### Exercise
Look below for the line with "Output the Python" and the line with "import plotly.graph_objects as go"; repeat exactly those two lines and all lines between them, but no pictures.

### Records for this exercise
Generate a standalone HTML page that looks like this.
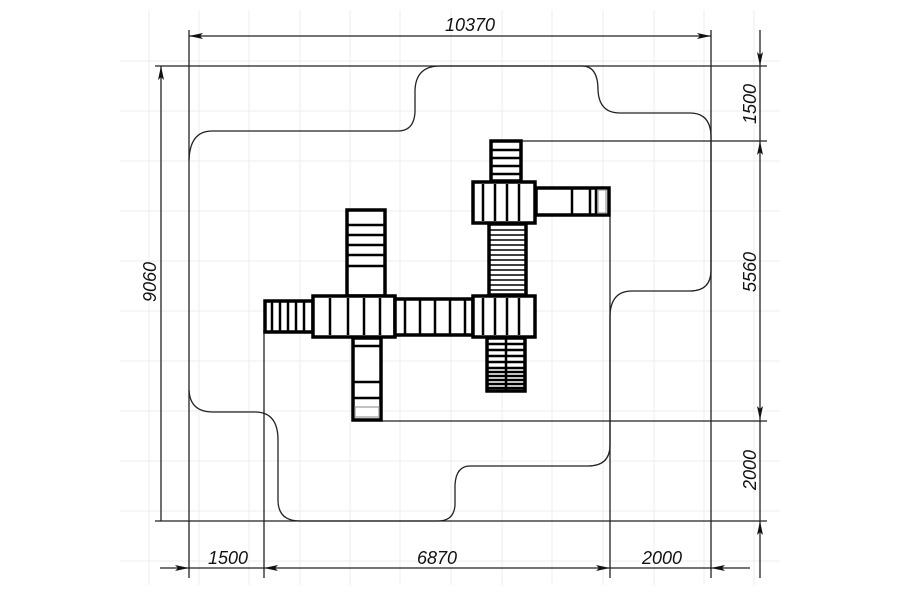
<!DOCTYPE html>
<html><head><style>
html,body{margin:0;padding:0;background:#fff;}
svg{display:block;}
text{font-family:"Liberation Sans",sans-serif;font-style:italic;font-size:18px;fill:#111;}
</style></head><body>
<svg width="900" height="600" viewBox="0 0 900 600" xmlns="http://www.w3.org/2000/svg">
<defs>
<marker id="a" markerWidth="14" markerHeight="6" refX="14" refY="3" orient="auto" markerUnits="userSpaceOnUse">
<path d="M0,0 L14,3 L0,6 L3,3 z" fill="#111"/></marker>
<marker id="b" markerWidth="14" markerHeight="6" refX="0" refY="3" orient="auto" markerUnits="userSpaceOnUse">
<path d="M14,0 L0,3 L14,6 L11,3 z" fill="#111"/></marker>
</defs>
<g stroke="#ececec" stroke-width="1">
<path d="M149 10V585M199 10V585M249 10V585M300 10V585M350 10V585M400 10V585M451 10V585M502 10V585M552 10V585M603 10V585M654 10V585M704 10V585M754 10V585"/>
<path d="M120 61H780M120 111H780M120 161H780M120 211H780M120 261H780M120 311H780M120 361H780M120 411H780M120 461H780M120 511H780M120 561H780"/>
</g>
<g stroke="#222" stroke-width="1.3" fill="none">
<path d="M155 66H767M155 521H767M189 30V578M711 30V578"/>
<path d="M520 141H767M380 421H767M264 330V578M610 215V578"/>
<path d="M189 36H711" marker-start="url(#b)" marker-end="url(#a)"/>
<path d="M161 521V66" marker-end="url(#a)"/>
<path d="M760 30V66" marker-end="url(#a)"/>
<path d="M760 66V141" />
<path d="M760 141V420" marker-start="url(#b)" marker-end="url(#a)"/>
<path d="M760 420V521"/>
<path d="M760 578V521" marker-end="url(#a)"/>
<path d="M160 568H189" marker-end="url(#a)"/>
<path d="M189 568H264"/>
<path d="M264 568H610" marker-start="url(#b)" marker-end="url(#a)"/>
<path d="M610 568H711"/>
<path d="M750 568H711" marker-end="url(#a)"/>
<path d="M189 160Q190 131 212 131H398Q414 131 415 112V90Q416 66 440 66H582Q598 66 598 90Q599 113 620 113H690Q710 113 711 135V270Q711 291 690 291H632Q611 291 610 315V445Q610 466 588 466H470Q456 466 455 485V505Q454 521 438 521H300Q278 521 278 500V440Q278 412 255 412H213Q190 412 189 390"/>
</g>
<text x="470" y="31" text-anchor="middle">10370</text>
<text transform="translate(156,282) rotate(-90)" text-anchor="middle">9060</text>
<text transform="translate(756,104) rotate(-90)" text-anchor="middle">1500</text>
<text transform="translate(756,272) rotate(-90)" text-anchor="middle">5560</text>
<text transform="translate(756,470) rotate(-90)" text-anchor="middle">2000</text>
<text x="228" y="564" text-anchor="middle">1500</text>
<text x="437" y="564" text-anchor="middle">6870</text>
<text x="662" y="564" text-anchor="middle">2000</text>
<g stroke="#000" stroke-width="3.5" fill="#fff">
<rect x="491" y="141" width="30" height="40"/>
<path d="M491 150H521M491 158H521M491 166H521M491 174H521" stroke-width="2.5"/>
<rect x="536" y="188" width="73" height="27"/>
<path d="M572 188V215M590 188V215M596 188V215" stroke-width="2.5"/>
<rect x="598" y="190" width="8" height="23" stroke="#999" stroke-width="1.2" fill="none"/>
<rect x="473" y="182" width="62" height="41"/>
<path d="M483 184V221M495 184V221M507 184V221M519 184V221" stroke-width="2.5"/>
<rect x="489" y="224" width="37" height="71" fill="#fff"/>
<path d="M489 230H526M489 235H526M489 240H526M489 245H526M489 250H526M489 255H526M489 260H526M489 265H526M489 270H526M489 275H526M489 280H526M489 285H526M489 290H526" stroke-width="1.6"/>
<rect x="487" y="338" width="38" height="53" fill="#fff"/>
<path d="M487 344H525M487 350H525M487 356H525M487 362H525M487 368H525M487 372H525M487 376H525M487 380H525M487 384H525M487 388H525M506 338V391" stroke-width="2.5"/>
<rect x="347" y="210" width="38" height="86"/>
<path d="M347 225H385M347 235H385M347 245H385M347 255H385M347 266H385" stroke-width="2.5"/>
<rect x="353" y="338" width="28" height="82"/>
<path d="M353 346H381M353 382H381M353 398H381" stroke-width="2.5"/>
<rect x="355" y="407" width="24" height="10" stroke="#999" stroke-width="1.2" fill="none"/>
<rect x="265" y="301" width="48" height="31"/>
<path d="M272 301V332M280 301V332M288 301V332M296 301V332M304 301V332" stroke-width="2.5"/>
<rect x="313" y="296" width="82" height="41"/>
<path d="M330 298V335M348 298V335M364 298V335M380 298V335" stroke-width="2.5"/>
<rect x="395" y="299" width="78" height="36"/>
<path d="M405 299V335M420 299V335M435 299V335M450 299V335M465 299V335" stroke-width="2.5"/>
<rect x="473" y="296" width="62" height="41"/>
<path d="M483 298V335M495 298V335M507 298V335M519 298V335" stroke-width="2.5"/>
</g>
</svg>
</body></html>
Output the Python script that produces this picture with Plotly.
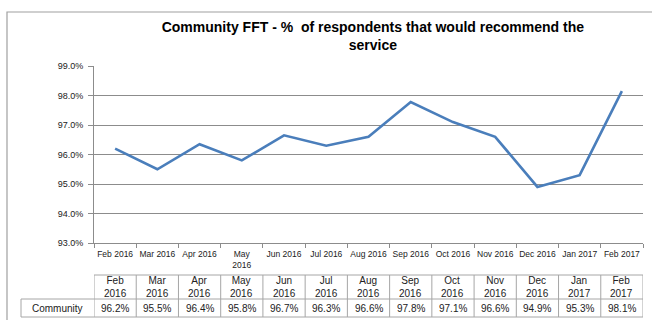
import plotly.graph_objects as go

months = ["Feb 2016", "Mar 2016", "Apr 2016", "May 2016", "Jun 2016", "Jul 2016",
          "Aug 2016", "Sep 2016", "Oct 2016", "Nov 2016", "Dec 2016", "Jan 2017", "Feb 2017"]
tick_labels = ["Feb 2016", "Mar 2016", "Apr 2016", "May<br>2016", "Jun 2016", "Jul 2016",
               "Aug 2016", "Sep 2016", "Oct 2016", "Nov 2016", "Dec 2016", "Jan 2017", "Feb 2017"]
community = [96.2, 95.5, 96.35, 95.8, 96.65, 96.3, 96.6, 97.78, 97.1, 96.6, 94.9, 95.3, 98.15]
table_values = ["96.2%", "95.5%", "96.4%", "95.8%", "96.7%", "96.3%", "96.6%",
                "97.8%", "97.1%", "96.6%", "94.9%", "95.3%", "98.1%"]
series_name = "Community"
title_text = "Community FFT - %  of respondents that would recommend the<br>service"

W, H = 652, 320
L, R, T, B = 94, 9, 66, 77
PW = W - L - R
PH = H - T - B

def px_x(p):
    return (p - L) / PW

def px_y(p):
    return (H - B - p) / PH

fig = go.Figure()
fig.add_trace(go.Scatter(x=months, y=community, mode="lines",
                         line=dict(color="#4a7ebb", width=2.6), showlegend=False,
                         hoverinfo="skip"))

grey = "#8c8c8c"
font = "Liberation Sans"

shapes = []
annotations = []
# outer border
shapes.append(dict(type="rect", xref="paper", yref="paper",
                   x0=px_x(7), x1=px_x(668), y0=px_y(340), y1=px_y(12),
                   line=dict(color="#a0a0a0", width=1.2)))
# table
top, mid, bot = 275, 299, 317
n = len(months)
for i in range(n + 1):
    shapes.append(dict(type="line", xref="x", yref="paper", x0=i - 0.5, x1=i - 0.5,
                       y0=px_y(bot), y1=px_y(top), line=dict(color="#a6a6a6", width=1)))
shapes.append(dict(type="line", xref="x", yref="paper", x0=-0.5, x1=n - 0.5,
                   y0=px_y(top), y1=px_y(top), line=dict(color="#a6a6a6", width=1)))
shapes.append(dict(type="line", xref="paper", yref="paper", x0=px_x(21), x1=1,
                   y0=px_y(mid), y1=px_y(mid), line=dict(color="#a6a6a6", width=1)))
shapes.append(dict(type="line", xref="paper", yref="paper", x0=px_x(21), x1=1,
                   y0=px_y(bot), y1=px_y(bot), line=dict(color="#a6a6a6", width=1)))
shapes.append(dict(type="line", xref="paper", yref="paper", x0=px_x(21), x1=px_x(21),
                   y0=px_y(bot), y1=px_y(mid), line=dict(color="#a6a6a6", width=1)))

for i, (m, v) in enumerate(zip(months, table_values)):
    mo, yr = m.split(" ")
    annotations.append(dict(x=i, y=px_y((top + mid) / 2), xref="x", yref="paper",
                            text=f"{mo}<br>{yr}", showarrow=False,
                            font=dict(family=font, size=10, color="#222"),
                            xanchor="center", yanchor="middle"))
    annotations.append(dict(x=i, y=px_y((mid + bot) / 2 + 0.5), xref="x", yref="paper",
                            text=v, showarrow=False,
                            font=dict(family=font, size=10, color="#222"),
                            xanchor="center", yanchor="middle"))
annotations.append(dict(x=px_x((21 + 94) / 2), y=px_y((mid + bot) / 2 + 0.5), xref="paper",
                        yref="paper", text=series_name, showarrow=False,
                        font=dict(family=font, size=10, color="#222"),
                        xanchor="center", yanchor="middle"))

fig.update_layout(
    width=W, height=H,
    margin=dict(l=L, r=R, t=T, b=B, autoexpand=False),
    paper_bgcolor="white", plot_bgcolor="white",
    title=dict(text=title_text, x=0.508, xref="paper", xanchor="center",
               y=1 - 32 / H, yref="container", yanchor="top",
               font=dict(family=font, size=14, color="black", weight="bold")),
    xaxis=dict(type="category", tickvals=months, ticktext=tick_labels,
               tickson="boundaries", ticks="outside", ticklen=4, tickcolor=grey,
               showline=True, linecolor=grey, linewidth=1, showgrid=False,
               tickfont=dict(family=font, size=8.5, color="#222"), tickangle=0,
               ticklabelstandoff=3,
               range=[-0.5, n - 0.5]),
    yaxis=dict(range=[93, 99], dtick=1, tickformat=".1f", ticksuffix="%",
               ticks="outside", ticklen=5, tickcolor=grey,
               showline=True, linecolor=grey, linewidth=1,
               showgrid=True, gridcolor=grey, gridwidth=1, zeroline=False,
               ticklabelstandoff=3,
               tickfont=dict(family=font, size=9, color="#222")),
    shapes=shapes, annotations=annotations,
)

fig.write_html("out.html")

### Result of the task
Output the Python script that produces this picture with Plotly.
import plotly.graph_objects as go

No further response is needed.